Step-by-step solution

Given data

The given data is event \(E\) and \(F\).

Find the probabilityof the event

(a)

Two events are independent, if the probability that one event occurs in no way affects the probability of the other event occurring; \(P(A \cap B) = P(A)P(B)\).

Find the probability of the event 

(b)

\(E = \)even number

\(F = 5{\kern 1pt} ,6\)

When rolling a single die, then there are 6 possible outcomes: 1,2,3,4,5,6.

3 of the 6 possible outcomes are even \((2,4,6)\).

The probability is the number of favorable outcomes divided by the number of possible outcomes:

\(p(E) = \frac{{\# {\rm{ of favorable outcomes }}}}{{\# {\rm{ of possible outcomes }}}} = \frac{3}{6}\)

2 of the 6 possible outcomes are 5 or 6.

\(p(F) 7= \frac{{\# {\rm{ of favorable outcomes }}}}{{\# {\rm{ of possible outcomes }}}} = \frac{2}{6}\)

1 of the 6 possible outcomes are even and 5 or 6 (that is, 6).

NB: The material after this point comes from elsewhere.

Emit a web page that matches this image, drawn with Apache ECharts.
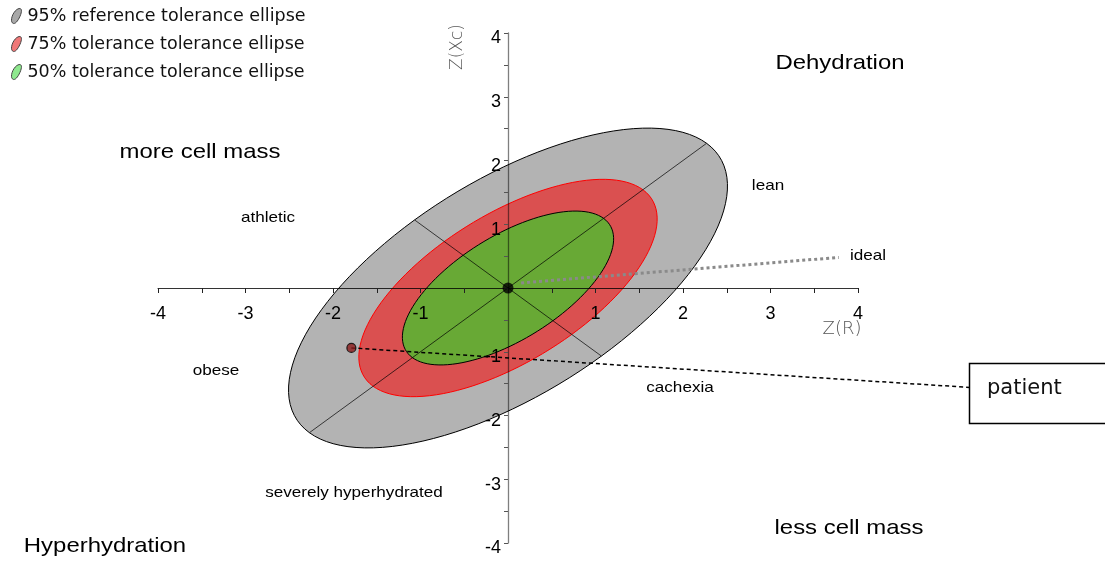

\(\begin{aligned}{}p(E \cap F) = \frac{{\# {\rm{ of favorable outcomes }}}}{{\# {\rm{ of possible outcomes }}}}\\ = \frac{1}{6}\end{aligned}\)

We now note;

\(\begin{aligned}{}p(E \cap F) &= \frac{1}{6}\\ &= \frac{2}{6} \cdot \frac{3}{6}\\ &= p(E)p(F)\end{aligned}\)

which implies that \(E\) and \(F\) are independent.